■ DATA IN THIS EXERCISE
* * *
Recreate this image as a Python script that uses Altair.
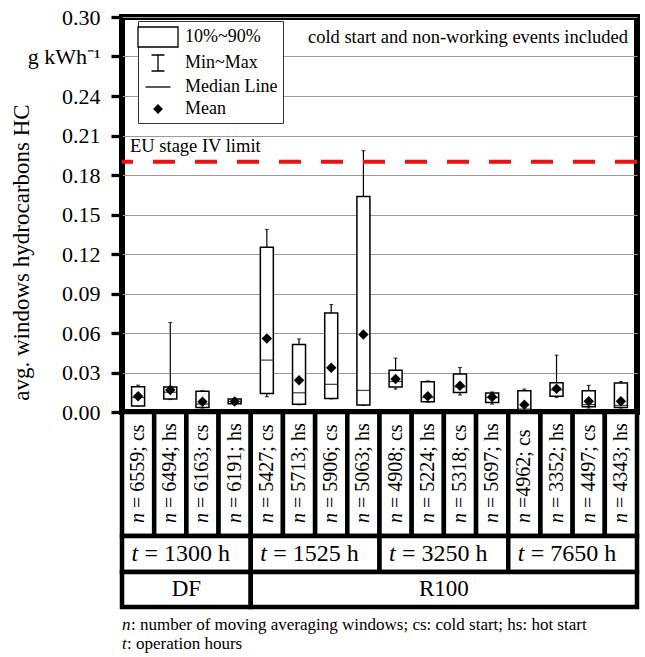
* * *
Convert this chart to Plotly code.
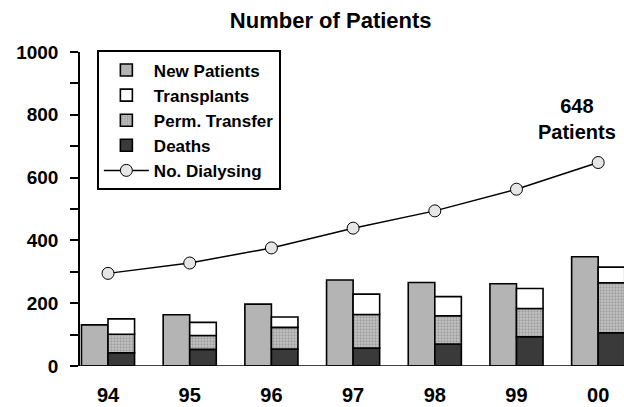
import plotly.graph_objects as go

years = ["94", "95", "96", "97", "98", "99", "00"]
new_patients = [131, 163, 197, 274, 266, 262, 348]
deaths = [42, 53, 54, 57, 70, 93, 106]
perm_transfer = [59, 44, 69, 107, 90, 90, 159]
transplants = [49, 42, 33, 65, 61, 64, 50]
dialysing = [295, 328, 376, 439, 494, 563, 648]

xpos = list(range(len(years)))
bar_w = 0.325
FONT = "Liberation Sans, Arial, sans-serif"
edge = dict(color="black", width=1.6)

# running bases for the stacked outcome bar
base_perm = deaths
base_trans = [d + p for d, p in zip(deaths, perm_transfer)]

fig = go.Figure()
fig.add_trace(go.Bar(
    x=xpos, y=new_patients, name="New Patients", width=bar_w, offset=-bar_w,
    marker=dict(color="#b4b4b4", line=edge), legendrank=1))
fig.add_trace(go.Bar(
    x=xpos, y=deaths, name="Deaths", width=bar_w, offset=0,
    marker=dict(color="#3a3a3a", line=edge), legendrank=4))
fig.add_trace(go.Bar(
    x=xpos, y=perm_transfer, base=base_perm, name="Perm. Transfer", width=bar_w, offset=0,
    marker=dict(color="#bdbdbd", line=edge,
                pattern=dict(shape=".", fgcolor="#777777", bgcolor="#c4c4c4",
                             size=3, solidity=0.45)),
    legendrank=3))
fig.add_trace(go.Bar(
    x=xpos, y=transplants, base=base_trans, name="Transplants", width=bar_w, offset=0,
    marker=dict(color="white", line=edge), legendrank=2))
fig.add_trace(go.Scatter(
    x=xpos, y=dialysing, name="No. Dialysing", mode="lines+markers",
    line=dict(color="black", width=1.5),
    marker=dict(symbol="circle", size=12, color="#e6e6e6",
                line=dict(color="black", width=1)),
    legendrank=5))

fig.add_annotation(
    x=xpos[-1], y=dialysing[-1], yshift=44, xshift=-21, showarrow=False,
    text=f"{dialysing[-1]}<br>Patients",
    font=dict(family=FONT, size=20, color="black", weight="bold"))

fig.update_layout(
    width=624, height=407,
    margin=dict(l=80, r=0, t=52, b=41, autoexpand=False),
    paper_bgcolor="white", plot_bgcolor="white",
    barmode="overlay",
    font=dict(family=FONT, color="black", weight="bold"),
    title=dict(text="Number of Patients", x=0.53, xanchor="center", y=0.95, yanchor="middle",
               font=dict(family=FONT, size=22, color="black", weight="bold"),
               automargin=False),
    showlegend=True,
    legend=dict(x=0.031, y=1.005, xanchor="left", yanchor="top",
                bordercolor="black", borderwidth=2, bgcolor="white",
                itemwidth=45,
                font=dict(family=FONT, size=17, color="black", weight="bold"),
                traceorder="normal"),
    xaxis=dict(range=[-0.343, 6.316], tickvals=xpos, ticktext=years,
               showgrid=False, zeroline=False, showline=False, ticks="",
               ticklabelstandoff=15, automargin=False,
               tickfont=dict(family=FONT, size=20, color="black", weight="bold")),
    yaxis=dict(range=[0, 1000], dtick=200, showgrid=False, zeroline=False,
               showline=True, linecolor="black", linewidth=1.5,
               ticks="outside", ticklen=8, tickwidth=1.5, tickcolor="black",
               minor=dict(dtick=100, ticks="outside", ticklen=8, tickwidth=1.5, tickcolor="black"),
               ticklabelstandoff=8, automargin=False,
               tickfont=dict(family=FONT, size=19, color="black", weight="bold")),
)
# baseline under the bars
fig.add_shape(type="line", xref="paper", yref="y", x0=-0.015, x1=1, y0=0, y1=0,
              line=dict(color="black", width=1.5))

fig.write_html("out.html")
* * *
■ GIVEN EXERCISE
Only the lines starting at the line with "Convert this chart to Plotly code." and ending at the line with "base_trans = [d" should be printed again, exactly and with both ends kept; omit the pictures.

■ EXERCISE SOLUTION
Convert this chart to Plotly code.
import plotly.graph_objects as go

years = ["94", "95", "96", "97", "98", "99", "00"]
new_patients = [131, 163, 197, 274, 266, 262, 348]
deaths = [42, 53, 54, 57, 70, 93, 106]
perm_transfer = [59, 44, 69, 107, 90, 90, 159]
transplants = [49, 42, 33, 65, 61, 64, 50]
dialysing = [295, 328, 376, 439, 494, 563, 648]

xpos = list(range(len(years)))
bar_w = 0.325
FONT = "Liberation Sans, Arial, sans-serif"
edge = dict(color="black", width=1.6)

# running bases for the stacked outcome bar
base_perm = deaths
base_trans = [d + p for d, p in zip(deaths, perm_transfer)]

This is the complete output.